DATA BLOCK start

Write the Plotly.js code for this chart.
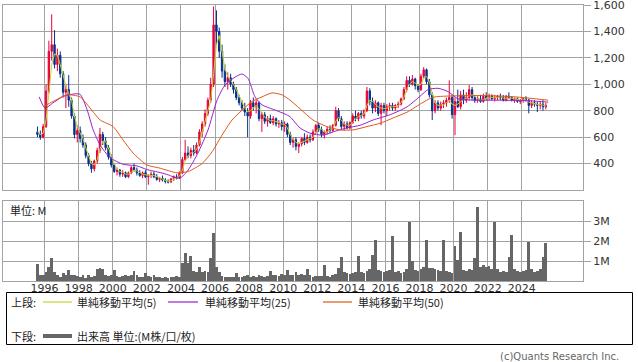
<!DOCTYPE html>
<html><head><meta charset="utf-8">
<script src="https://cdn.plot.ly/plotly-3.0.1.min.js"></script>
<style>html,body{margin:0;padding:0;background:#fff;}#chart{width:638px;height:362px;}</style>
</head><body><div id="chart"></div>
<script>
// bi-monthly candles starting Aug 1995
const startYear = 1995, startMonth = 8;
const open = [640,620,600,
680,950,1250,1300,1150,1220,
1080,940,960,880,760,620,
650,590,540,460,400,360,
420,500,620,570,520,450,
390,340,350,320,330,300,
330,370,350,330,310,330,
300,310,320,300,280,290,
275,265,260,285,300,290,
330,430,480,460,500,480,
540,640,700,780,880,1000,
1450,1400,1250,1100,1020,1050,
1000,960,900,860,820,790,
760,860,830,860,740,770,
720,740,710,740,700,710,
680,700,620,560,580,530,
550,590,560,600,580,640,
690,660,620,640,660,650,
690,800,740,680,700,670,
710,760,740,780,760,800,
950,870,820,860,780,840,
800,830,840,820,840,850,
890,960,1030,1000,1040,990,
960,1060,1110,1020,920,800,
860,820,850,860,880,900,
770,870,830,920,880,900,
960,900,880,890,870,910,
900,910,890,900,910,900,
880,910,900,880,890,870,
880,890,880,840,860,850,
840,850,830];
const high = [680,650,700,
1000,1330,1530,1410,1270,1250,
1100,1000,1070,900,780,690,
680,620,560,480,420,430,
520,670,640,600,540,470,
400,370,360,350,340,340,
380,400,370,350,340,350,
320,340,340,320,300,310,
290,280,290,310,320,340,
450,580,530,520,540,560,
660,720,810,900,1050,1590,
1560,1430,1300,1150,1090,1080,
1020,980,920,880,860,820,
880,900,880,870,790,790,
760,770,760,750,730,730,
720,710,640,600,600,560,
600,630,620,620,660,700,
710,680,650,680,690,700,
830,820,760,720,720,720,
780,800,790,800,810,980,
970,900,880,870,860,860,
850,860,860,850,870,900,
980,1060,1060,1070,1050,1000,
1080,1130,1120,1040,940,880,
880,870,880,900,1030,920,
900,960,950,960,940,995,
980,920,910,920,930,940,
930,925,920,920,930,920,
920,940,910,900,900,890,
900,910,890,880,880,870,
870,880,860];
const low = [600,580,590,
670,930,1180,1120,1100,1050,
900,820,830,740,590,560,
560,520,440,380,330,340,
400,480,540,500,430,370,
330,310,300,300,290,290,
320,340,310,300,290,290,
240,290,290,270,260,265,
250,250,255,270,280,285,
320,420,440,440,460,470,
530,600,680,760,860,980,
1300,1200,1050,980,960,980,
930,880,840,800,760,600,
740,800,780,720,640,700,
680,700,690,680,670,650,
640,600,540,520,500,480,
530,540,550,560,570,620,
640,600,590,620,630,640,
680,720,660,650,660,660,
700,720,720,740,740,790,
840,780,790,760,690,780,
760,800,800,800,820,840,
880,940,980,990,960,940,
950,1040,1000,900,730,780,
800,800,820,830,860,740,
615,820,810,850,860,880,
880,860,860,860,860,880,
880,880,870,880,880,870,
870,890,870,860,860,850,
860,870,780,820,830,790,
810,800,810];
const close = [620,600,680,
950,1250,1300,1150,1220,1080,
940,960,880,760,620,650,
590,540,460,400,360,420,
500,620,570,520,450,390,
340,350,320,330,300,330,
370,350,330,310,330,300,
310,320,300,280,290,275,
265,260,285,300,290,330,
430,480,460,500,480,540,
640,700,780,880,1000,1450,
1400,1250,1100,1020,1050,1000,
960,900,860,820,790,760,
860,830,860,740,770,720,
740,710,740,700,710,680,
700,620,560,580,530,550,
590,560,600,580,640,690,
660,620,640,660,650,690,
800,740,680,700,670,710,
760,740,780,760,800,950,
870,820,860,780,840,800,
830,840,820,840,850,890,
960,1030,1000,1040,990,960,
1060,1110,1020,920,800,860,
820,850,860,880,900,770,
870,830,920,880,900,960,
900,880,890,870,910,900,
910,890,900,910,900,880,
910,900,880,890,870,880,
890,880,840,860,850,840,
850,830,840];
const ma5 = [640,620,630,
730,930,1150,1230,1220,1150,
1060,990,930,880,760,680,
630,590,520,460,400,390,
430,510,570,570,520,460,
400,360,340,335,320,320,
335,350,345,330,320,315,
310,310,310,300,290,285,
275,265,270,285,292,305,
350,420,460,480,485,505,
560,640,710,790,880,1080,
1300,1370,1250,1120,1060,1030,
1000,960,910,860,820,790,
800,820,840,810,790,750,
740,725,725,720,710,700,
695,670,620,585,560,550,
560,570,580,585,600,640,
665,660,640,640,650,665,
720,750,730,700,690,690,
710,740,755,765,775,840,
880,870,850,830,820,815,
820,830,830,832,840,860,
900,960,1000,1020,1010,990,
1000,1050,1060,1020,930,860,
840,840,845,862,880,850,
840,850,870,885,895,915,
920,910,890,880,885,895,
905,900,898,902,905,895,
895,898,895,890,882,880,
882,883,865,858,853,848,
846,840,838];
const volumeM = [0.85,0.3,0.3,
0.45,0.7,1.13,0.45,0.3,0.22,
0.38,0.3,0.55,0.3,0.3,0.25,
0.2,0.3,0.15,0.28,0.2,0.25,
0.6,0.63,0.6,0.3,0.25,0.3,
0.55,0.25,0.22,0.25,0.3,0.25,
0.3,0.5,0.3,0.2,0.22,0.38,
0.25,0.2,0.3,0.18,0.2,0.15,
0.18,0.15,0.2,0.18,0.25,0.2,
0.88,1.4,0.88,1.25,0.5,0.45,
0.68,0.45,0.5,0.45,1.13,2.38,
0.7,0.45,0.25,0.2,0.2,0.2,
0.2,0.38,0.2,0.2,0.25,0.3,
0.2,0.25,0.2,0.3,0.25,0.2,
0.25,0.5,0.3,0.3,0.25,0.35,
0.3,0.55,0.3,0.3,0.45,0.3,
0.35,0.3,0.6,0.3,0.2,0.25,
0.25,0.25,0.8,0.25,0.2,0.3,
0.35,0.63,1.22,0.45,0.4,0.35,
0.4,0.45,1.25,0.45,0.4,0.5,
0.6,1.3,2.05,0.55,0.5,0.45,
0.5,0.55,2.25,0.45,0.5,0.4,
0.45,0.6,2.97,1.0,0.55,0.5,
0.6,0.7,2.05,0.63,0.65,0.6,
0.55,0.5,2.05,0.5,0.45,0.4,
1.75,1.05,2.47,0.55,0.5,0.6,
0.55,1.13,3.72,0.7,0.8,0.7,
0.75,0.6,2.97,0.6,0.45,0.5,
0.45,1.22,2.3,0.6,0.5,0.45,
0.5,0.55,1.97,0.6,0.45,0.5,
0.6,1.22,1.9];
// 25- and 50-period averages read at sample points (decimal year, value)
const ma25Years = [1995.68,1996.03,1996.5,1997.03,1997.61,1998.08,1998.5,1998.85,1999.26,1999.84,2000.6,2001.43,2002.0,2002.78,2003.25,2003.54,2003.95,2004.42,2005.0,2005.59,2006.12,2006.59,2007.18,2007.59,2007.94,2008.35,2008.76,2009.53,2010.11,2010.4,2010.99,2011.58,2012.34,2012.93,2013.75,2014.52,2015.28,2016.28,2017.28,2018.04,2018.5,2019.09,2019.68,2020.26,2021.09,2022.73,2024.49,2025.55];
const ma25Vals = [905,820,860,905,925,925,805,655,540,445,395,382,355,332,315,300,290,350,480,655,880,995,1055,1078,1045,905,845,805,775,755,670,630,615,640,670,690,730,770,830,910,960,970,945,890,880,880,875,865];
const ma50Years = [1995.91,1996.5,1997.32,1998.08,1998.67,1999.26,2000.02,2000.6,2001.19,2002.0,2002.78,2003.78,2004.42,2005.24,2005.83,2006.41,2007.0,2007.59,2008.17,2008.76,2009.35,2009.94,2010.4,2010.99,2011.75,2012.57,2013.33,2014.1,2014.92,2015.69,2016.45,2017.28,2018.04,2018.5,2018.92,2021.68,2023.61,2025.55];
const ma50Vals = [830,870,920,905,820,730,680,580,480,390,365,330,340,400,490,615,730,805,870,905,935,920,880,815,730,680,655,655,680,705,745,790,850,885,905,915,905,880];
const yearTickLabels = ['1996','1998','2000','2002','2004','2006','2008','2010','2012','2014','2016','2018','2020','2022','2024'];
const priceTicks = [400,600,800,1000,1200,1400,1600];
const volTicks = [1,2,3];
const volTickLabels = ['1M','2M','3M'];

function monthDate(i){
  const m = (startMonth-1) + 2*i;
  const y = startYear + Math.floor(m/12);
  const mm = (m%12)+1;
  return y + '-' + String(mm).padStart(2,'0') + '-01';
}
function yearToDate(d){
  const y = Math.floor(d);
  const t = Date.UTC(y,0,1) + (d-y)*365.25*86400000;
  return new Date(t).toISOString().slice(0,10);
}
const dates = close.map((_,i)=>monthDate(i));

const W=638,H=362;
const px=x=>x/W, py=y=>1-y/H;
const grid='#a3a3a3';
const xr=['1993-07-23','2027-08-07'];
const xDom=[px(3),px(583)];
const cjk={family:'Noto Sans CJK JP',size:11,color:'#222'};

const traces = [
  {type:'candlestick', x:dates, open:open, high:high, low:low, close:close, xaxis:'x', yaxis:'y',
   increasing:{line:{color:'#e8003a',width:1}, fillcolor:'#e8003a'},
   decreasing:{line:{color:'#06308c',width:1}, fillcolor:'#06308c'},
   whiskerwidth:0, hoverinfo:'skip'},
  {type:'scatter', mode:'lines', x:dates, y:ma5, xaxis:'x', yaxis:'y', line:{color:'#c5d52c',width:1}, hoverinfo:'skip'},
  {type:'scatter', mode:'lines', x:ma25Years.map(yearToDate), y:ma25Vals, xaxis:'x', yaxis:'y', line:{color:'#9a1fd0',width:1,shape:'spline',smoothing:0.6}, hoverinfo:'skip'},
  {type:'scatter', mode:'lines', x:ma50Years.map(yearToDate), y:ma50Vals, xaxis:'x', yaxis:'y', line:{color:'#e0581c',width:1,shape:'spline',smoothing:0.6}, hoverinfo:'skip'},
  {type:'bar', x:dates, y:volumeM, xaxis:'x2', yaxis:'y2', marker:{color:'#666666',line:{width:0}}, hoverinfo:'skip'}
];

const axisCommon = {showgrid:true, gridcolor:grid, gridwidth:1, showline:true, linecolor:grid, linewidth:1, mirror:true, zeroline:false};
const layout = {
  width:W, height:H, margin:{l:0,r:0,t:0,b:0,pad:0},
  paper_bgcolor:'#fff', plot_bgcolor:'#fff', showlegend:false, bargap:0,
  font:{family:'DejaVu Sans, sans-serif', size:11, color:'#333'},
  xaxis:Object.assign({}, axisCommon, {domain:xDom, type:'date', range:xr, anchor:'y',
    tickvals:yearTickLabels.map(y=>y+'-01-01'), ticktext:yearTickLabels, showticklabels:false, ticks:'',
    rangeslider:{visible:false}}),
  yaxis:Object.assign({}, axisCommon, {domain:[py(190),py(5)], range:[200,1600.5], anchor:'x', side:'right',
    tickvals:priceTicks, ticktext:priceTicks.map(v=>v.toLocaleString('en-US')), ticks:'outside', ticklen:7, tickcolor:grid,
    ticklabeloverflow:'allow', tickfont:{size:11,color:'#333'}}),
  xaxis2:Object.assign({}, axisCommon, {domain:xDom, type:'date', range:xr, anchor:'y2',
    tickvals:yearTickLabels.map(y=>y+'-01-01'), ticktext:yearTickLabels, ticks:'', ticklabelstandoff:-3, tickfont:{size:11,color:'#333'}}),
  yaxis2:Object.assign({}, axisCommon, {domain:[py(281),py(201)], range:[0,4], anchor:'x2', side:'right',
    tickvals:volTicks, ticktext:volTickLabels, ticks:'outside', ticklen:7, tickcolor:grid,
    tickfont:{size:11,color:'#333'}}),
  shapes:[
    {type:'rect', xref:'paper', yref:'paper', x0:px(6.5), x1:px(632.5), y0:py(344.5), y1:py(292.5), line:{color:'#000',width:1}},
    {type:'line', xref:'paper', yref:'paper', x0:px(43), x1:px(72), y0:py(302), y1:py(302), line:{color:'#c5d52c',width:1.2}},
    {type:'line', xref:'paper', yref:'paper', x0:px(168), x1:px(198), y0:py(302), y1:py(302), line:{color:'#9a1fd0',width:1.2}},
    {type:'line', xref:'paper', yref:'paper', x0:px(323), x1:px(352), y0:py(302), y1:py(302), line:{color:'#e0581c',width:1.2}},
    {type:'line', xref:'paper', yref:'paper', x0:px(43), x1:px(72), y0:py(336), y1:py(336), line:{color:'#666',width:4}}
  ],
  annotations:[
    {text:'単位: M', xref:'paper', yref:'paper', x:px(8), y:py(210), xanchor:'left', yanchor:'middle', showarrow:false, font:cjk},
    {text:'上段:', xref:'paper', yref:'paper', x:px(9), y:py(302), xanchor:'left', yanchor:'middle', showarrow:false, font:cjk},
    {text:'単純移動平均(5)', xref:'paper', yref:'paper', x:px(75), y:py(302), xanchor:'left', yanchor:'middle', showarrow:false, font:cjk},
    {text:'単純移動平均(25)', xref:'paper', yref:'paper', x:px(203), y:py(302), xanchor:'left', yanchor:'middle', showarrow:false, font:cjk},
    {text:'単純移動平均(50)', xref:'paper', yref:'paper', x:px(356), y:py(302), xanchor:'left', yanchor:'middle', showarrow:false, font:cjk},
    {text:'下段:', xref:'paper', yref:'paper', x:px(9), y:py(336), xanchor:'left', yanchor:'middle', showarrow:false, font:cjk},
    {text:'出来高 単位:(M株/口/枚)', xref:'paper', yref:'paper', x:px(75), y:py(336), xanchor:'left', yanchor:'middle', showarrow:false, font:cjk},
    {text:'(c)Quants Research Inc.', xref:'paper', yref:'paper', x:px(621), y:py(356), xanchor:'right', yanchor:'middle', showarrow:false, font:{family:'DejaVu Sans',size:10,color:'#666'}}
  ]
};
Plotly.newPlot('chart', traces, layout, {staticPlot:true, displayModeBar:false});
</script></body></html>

DATA BLOCK end

● TASK REQUIREMENTS
Note every line above where the string "chart" shows up, and copy those lines.

● SOLUTION FOR THIS TASK
Write the Plotly.js code for this chart.
<style>html,body{margin:0;padding:0;background:#fff;}#chart{width:638px;height:362px;}</style>
</head><body><div id="chart"></div>
Plotly.newPlot('chart', traces, layout, {staticPlot:true, displayModeBar:false});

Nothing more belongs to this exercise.